Mock data for testing¶

We provide some mock data files, should you want to use them to quickly test your server.

They are available from https://github.com/CanDIG/candig-ingest/tree/master/candig/ingest/mock_data Use the clinical_metadata_tier[1,2,3].json files.

Note

If you are interested in testing the 1k genome data, you can find a ingest-compliant clinical mock dataset here https://github.com/CanDIG/candig-ingest/releases/tag/v1.3.1

This contains all individuals information.

Migrate data from RedCap Cloud¶

If your clinical meta data is on RedCapCloud, we provide a script that would transform the related data into ready-to-ingest format.

It is available from here: https://github.com/CanDIG/redcap-cloud

Data Use Ontology¶

To enable future automated discovery, we have adopted the use of Data Use Ontology (DUO) Terms to describe our datasets. For the current version of candig-server, you have the option to use a json file to define your dataset.

You can find a list of DUO Terms through this csv file. You can also use an ontology parsing tool of your choice to visualize/parse a more complete list of DUO’s raw OWL definition.

Warning

We only support a limited subset of the DUO terms.

Terms whose ID has an underscore, such as DUO_0000031, as well as DUO:0000022 and DUO:0000025 are not supported, as we expect these terms to be updated in the near future.

If you think an ID should be supported, but is not. You can let us know by opening an issue on our Github repo.

The supported IDs are listed below.

[
    "DUO:0000001", "DUO:0000002", "DUO:0000003", "DUO:0000004", "DUO:0000005",
    "DUO:0000006", "DUO:0000007", "DUO:0000011", "DUO:0000012", "DUO:0000014",
    "DUO:0000015", "DUO:0000016", "DUO:0000017", "DUO:0000018", "DUO:0000019",
    "DUO:0000020", "DUO:0000021", "DUO:0000024", "DUO:0000026", "DUO:0000027"
    "DUO:0000028", "DUO:0000029", "DUO:0000042"
]

Note

We do not currently provide API to look up the definitions via their ID.

If one of the supported ids listed above is not in the csv file provided above, you may be able to look up their definitions via EBI’s DUO page.

To ingest the DUO Terms, you need to prepare a json file listed like below. You should only specify id in a single DUO object, unless the modifier is also required, then you specify the id along with the modifier.

{
    "duo": [
        {
            "id": "DUO:0000021"
        },
        {
            "id": "DUO:0000024",
            "modifier": "2020-01-01"
        }
    ]
}

Warning

For now, DUO:0000024 is the only DUO Term that requires modifier. The modifier has to be formatted exactly like YYYY-MM-DD, invalid dates will be rejected.

When your file is ready, run the add-dataset-duo command to populate the DUO information of the dataset. Please note that this command will always overwrite the existing DUO information stored.

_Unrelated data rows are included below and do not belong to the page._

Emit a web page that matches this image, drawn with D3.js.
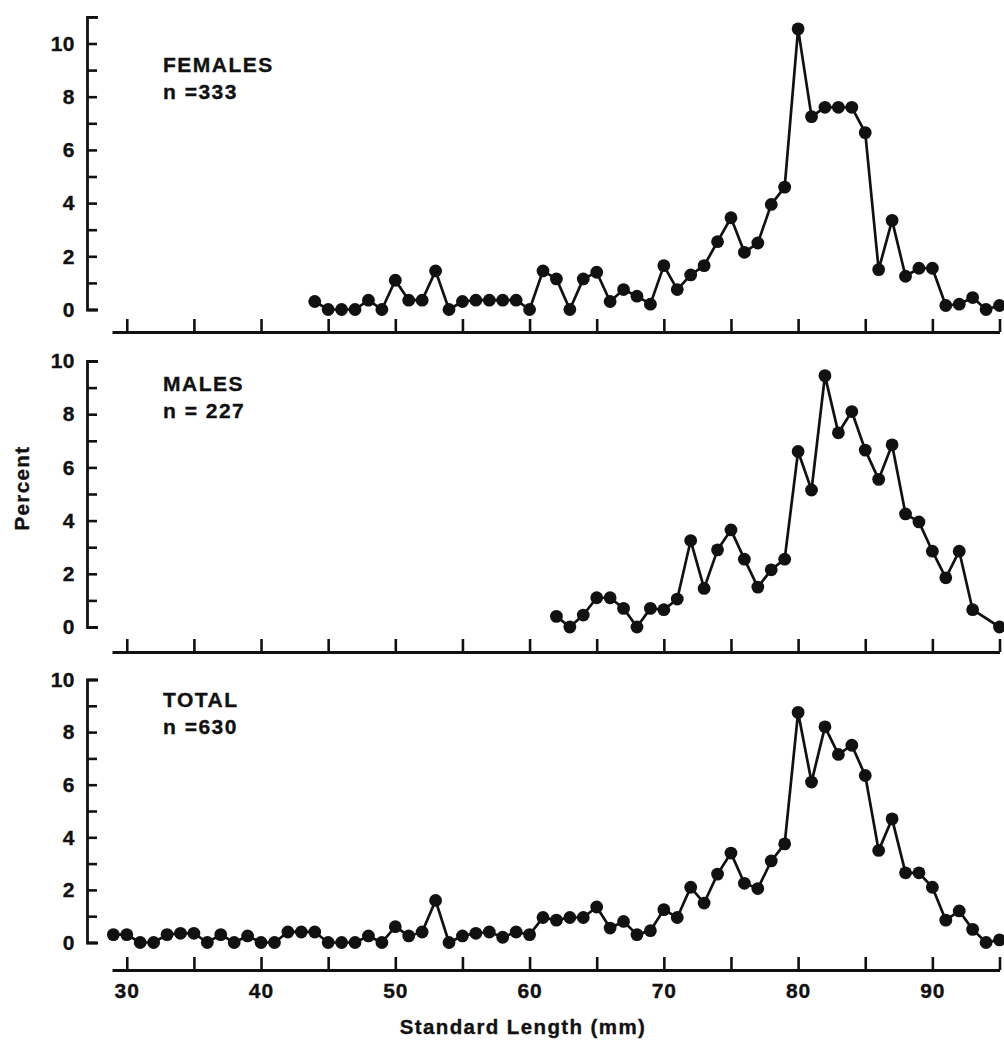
<!DOCTYPE html>
<html>
<head>
<meta charset="utf-8">
<script src="https://cdn.jsdelivr.net/npm/d3@7"></script>
<style>
  html, body { margin: 0; padding: 0; background: #fff; }
  svg { display: block; }
  text { font-family: "Liberation Sans", Arial, Helvetica, sans-serif; font-weight: bold; fill: #111; stroke: #111; stroke-width: 0.35px; }
</style>
</head>
<body>
<svg id="chart" width="1004" height="1042"></svg>
<script>
// Standard length classes (mm) and percent frequency for each sample
const femaleLength = [44,45,46,47,48,49,50,51,52,53,54,55,56,57,58,59,60,61,62,63,64,65,66,67,68,69,
  70,71,72,73,74,75,76,77,78,79,80,81,82,83,84,85,86,87,88,89,90,91,92,93,94,95];
const femalePercent = [0.3,0,0,0,0.35,0,1.1,0.35,0.35,1.45,0,0.3,0.35,0.35,0.35,0.35,0,1.45,1.15,0,1.15,1.4,0.3,0.75,0.5,0.2,
  1.65,0.75,1.3,1.65,2.55,3.45,2.15,2.5,3.95,4.6,10.55,7.25,7.6,7.6,7.6,6.65,1.5,3.35,1.25,1.55,1.55,0.15,0.2,0.45,0,0.15];

const maleLength = [62,63,64,65,66,67,68,69,70,71,72,73,74,75,76,77,78,79,80,81,82,83,84,85,86,87,88,89,90,91,92,93,95];
const malePercent = [0.4,0,0.45,1.1,1.1,0.7,0,0.7,0.65,1.05,3.25,1.45,2.9,3.65,2.55,1.5,2.15,2.55,6.6,5.15,9.45,7.3,8.1,6.65,5.55,6.85,
  4.25,3.95,2.85,1.85,2.85,0.65,0];

const totalLength = [29,30,31,32,33,34,35,36,37,38,39,40,41,42,43,44,45,46,47,48,49,50,51,52,53,54,55,56,57,58,59,
  60,61,62,63,64,65,66,67,68,69,70,71,72,73,74,75,76,77,78,79,80,81,82,83,84,85,86,87,88,89,90,91,92,93,94,95];
const totalPercent = [0.3,0.3,0,0,0.3,0.35,0.35,0,0.3,0,0.25,0,0,0.4,0.4,0.4,0,0,0,0.25,0,0.6,0.25,0.4,1.6,0,0.25,0.35,0.4,0.2,0.4,
  0.3,0.95,0.85,0.95,0.95,1.35,0.55,0.8,0.3,0.45,1.25,0.95,2.1,1.5,2.6,3.4,2.25,2.05,3.1,3.75,8.75,6.1,8.2,7.15,7.5,6.35,3.5,4.7,
  2.65,2.65,2.1,0.85,1.2,0.5,0,0.1];

const panelNames = ["FEMALES", "MALES", "TOTAL"];
const sampleSizes = ["n =333", "n = 227", "n =630"];
const yTickValues = [0,1,2,3,4,5,6,7,8,9,10,11];
const xTickValues = [30,35,40,45,50,55,60,65,70,75,80,85,90,95];
const xLabelValues = [30,40,50,60,70,80,90];
const xTitle = "Standard Length (mm)";
const yTitle = "Percent";

const series = [
  { name: panelNames[0], n: sampleSizes[0], len: femaleLength, pct: femalePercent, yMax: 11 },
  { name: panelNames[1], n: sampleSizes[1], len: maleLength,   pct: malePercent,   yMax: 10 },
  { name: panelNames[2], n: sampleSizes[2], len: totalLength,  pct: totalPercent,  yMax: 10 }
];

// panel geometry
const axisX = 87;
const panels = [
  { zero: 309.5, unit: 26.6, xAxisY: 332, labelY: 64 },
  { zero: 627,   unit: 26.6, xAxisY: 652, labelY: 383 },
  { zero: 942.5, unit: 26.3, xAxisY: 970, labelY: 699 }
];

const svg = d3.select("#chart");
const ink = "#111";

const x = d3.scaleLinear().domain([28.9, 95]).range([112, 999.5]);

series.forEach((s, i) => {
  const p = panels[i];
  const y = d3.scaleLinear().domain([0, s.yMax]).range([p.zero, p.zero - s.yMax * p.unit]);
  const g = svg.append("g");

  // y axis: ticks point inward, bracket ends
  const yAxis = d3.axisLeft(y)
    .tickValues(yTickValues.filter(v => v <= s.yMax))
    .tickSizeInner(-10)
    .tickSizeOuter(-11)
    .tickPadding(12)
    .tickFormat(v => (v % 2 === 0 && v <= 10) ? String(v) : "");
  const ya = g.append("g").attr("transform", `translate(${axisX},0)`).call(yAxis);
  ya.select(".domain").attr("stroke", ink).attr("stroke-width", 2.8).attr("fill", "none");
  ya.selectAll(".tick line").attr("stroke", ink).attr("stroke-width", 2.6);
  ya.selectAll(".tick text").attr("font-size", 21).attr("letter-spacing", 0.5).attr("fill", ink);

  // x axis: ticks point up
  const xAxis = d3.axisBottom(x)
    .tickValues(xTickValues)
    .tickSizeInner(-13)
    .tickSizeOuter(0)
    .tickPadding(13)
    .tickFormat(v => (i === 2 && xLabelValues.includes(v)) ? String(v) : "");
  const xa = g.append("g").attr("transform", `translate(0,${p.xAxisY})`).call(xAxis);
  xa.select(".domain").attr("stroke", ink).attr("stroke-width", 3);
  xa.selectAll(".tick line").attr("stroke", ink).attr("stroke-width", 2.6);
  xa.selectAll(".tick text").attr("font-size", 21).attr("letter-spacing", 1).attr("fill", ink);

  // data
  const pts = s.len.map((l, k) => ({ l, v: s.pct[k] }));
  const line = d3.line().x(d => x(d.l)).y(d => y(d.v));
  g.append("path").datum(pts)
    .attr("d", line)
    .attr("fill", "none")
    .attr("stroke", ink)
    .attr("stroke-width", 2.7)
    .attr("stroke-linejoin", "round");
  g.selectAll("circle.pt").data(pts).join("circle")
    .attr("class", "pt")
    .attr("cx", d => x(d.l))
    .attr("cy", d => y(d.v))
    .attr("r", 6.4)
    .attr("fill", ink);

  // panel caption
  g.append("text").attr("x", 163).attr("y", p.labelY + 7.5)
    .attr("font-size", 21).attr("letter-spacing", 1.5).text(s.name);
  g.append("text").attr("x", 163).attr("y", p.labelY + 34.5)
    .attr("font-size", 21).attr("letter-spacing", 1.5).text(s.n);
});

// axis titles
svg.append("text")
  .attr("x", 523).attr("y", 1034)
  .attr("text-anchor", "middle")
  .attr("font-size", 20.5).attr("letter-spacing", 1.4)
  .text(xTitle);

svg.append("text")
  .attr("transform", "translate(29,488) rotate(-90)")
  .attr("text-anchor", "middle")
  .attr("font-size", 20.5).attr("letter-spacing", 1.4)
  .text(yTitle);
</script>
</body>
</html>
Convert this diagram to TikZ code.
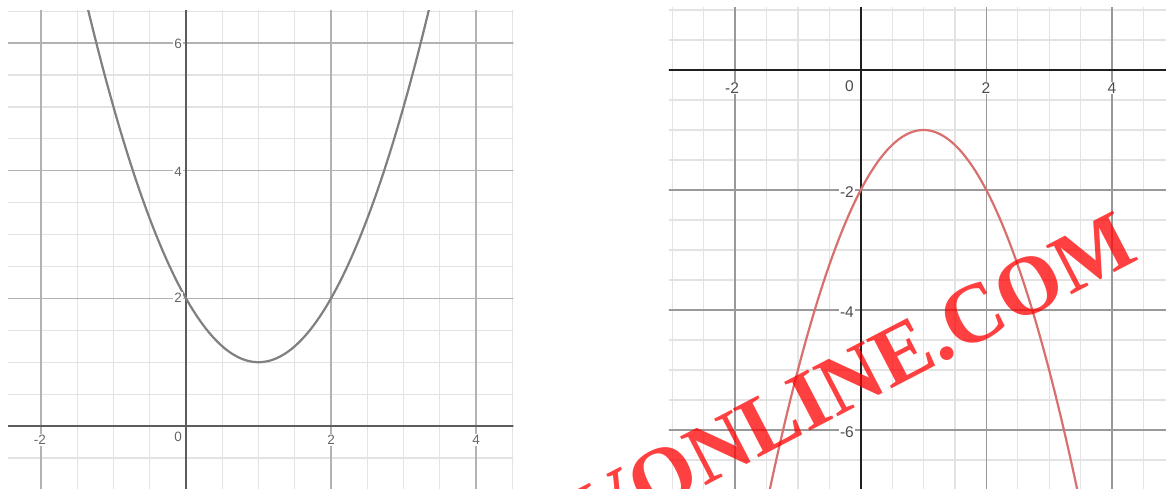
\documentclass[tikz,border=0pt]{standalone}
\usepackage{fontspec}
\newfontfamily\lblfont{Liberation Sans}
\newfontfamily\wmfont{Liberation Serif}
\definecolor{minorc}{gray}{0.89}
\definecolor{majorL}{gray}{0.70}
\definecolor{majorR}{gray}{0.60}
\definecolor{axisL}{gray}{0.36}
\definecolor{axisR}{gray}{0.12}
\definecolor{curveL}{gray}{0.5}
\definecolor{curveR}{RGB}{216,112,110}
\definecolor{lblLc}{gray}{0.40}
\definecolor{lblRc}{gray}{0.3}
\tikzset{
  minorgrid/.style={draw=minorc, line width=1.2pt},
  majorgridL/.style={draw=majorL, line width=1.4pt},
  majorgridR/.style={draw=majorR, line width=1.3pt},
  axisLine/.style={draw=axisL, line width=2.2pt},
  axisRLine/.style={draw=axisR, line width=2pt},
  curveLeft/.style={draw=curveL, line width=2.2pt},
  curveRight/.style={draw=curveR, line width=2.2pt},
  lblL/.style={font=\lblfont\fontsize{13.5}{13.5}\selectfont, text=lblLc, inner sep=1pt, fill=white},
  lblR/.style={font=\lblfont\fontsize{15.5}{15.5}\selectfont, text=lblRc, inner sep=1pt, fill=white},
  watermark/.style={font=\wmfont\bfseries\fontsize{84}{84}\selectfont, text=red, text opacity=0.75, inner sep=0pt}
}
\begin{document}
\begin{tikzpicture}[x=1pt, y=-1pt]
\useasboundingbox (0,0) rectangle (1166,489);
\fill[white] (0,0) rectangle (1166,489);
\clip (0,0) rectangle (1166,489);

% ---------------- left graph ----------------
\begin{scope}[shift={(186,426)}, x=72.5pt, y=63.8pt]
  \begin{scope}
    \clip (-2.455,-0.99) rectangle (4.515,6.51);
    \foreach \i in {-5,...,9} \draw[minorgrid] (\i/2,-1.2) -- (\i/2,7);
    \foreach \j in {-2,...,13} \draw[minorgrid] (-3,\j/2) -- (5,\j/2);
    \foreach \i in {-2,2,4} \draw[majorgridL] (\i,-1.2) -- (\i,7);
    \foreach \j in {2,4,6} \draw[majorgridL] (-3,\j) -- (5,\j);
    \draw[axisLine] (-3,0) -- (5,0);
    \draw[axisLine] (0,-1.2) -- (0,7);
    \draw[curveLeft] plot[domain=-1.45:3.45, samples=120, smooth] (\x, {\x*\x-2*\x+2});
  \end{scope}
\end{scope}
\node[lblL] (lxm2) at (40,440) {-2};
\node[lblL, anchor=east] (lx0) at (183,437) {0};
\node[lblL] (lx2) at (331,440) {2};
\node[lblL] (lx4) at (476,440) {4};
\node[lblL, anchor=east] (ly2) at (183,298) {2};
\node[lblL, anchor=east] (ly4) at (183,172) {4};
\node[lblL, anchor=east] (ly6) at (183,44) {6};

% ---------------- right graph ----------------
\begin{scope}[shift={(860.7,70)}, x=62.8pt, y=60pt]
  \begin{scope}
    \clip (-3.053,-6.99) rectangle (4.87,1.04);
    \foreach \i in {-6,...,9} \draw[minorgrid] (\i/2,-7.2) -- (\i/2,1.5);
    \foreach \j in {-14,...,2} \draw[minorgrid] (-3.5,\j/2) -- (5,\j/2);
    \foreach \i in {-2,2,4} \draw[majorgridR] (\i,-7.2) -- (\i,1.5);
    \foreach \j in {-2,-4,-6} \draw[majorgridR] (-3.5,\j) -- (5,\j);
    \draw[axisRLine] (-3.5,0) -- (5,0);
    \draw[axisRLine] (0,-7.2) -- (0,1.5);
    \draw[curveRight] plot[domain=-1.5:3.5, samples=120, smooth] (\x, {-\x*\x+2*\x-2});
  \end{scope}
\end{scope}
\node[lblR] (rxm2) at (732,88) {-2};
\node[lblR, anchor=east] (rx0) at (855,86) {0};
\node[lblR] (rx2) at (986,88) {2};
\node[lblR] (rx4) at (1112,88) {4};
\node[lblR, anchor=east] (rym2) at (855,192) {-2};
\node[lblR, anchor=east] (rym4) at (855,312) {-4};
\node[lblR, anchor=east] (rym6) at (855,432) {-6};

% ---------------- watermark ----------------
\node[watermark, rotate=27.5, anchor=base east] (wm) at (1141,259) {VONLINE.COM};
\end{tikzpicture}
\end{document}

Reads, Variants and References Data¶

If you are interested in testing the candig-server with some variants data, we provide a mock dataset here: https://github.com/CanDIG/test_data/releases

Currently, there are three groups of test data provided, containing clinical, pipeline metadata, as well as the variants data. We have provided a loading script, note that you might need to modify the DB path, or the dataset name.

We provide three group datasets since we often use it to test federation of three test servers.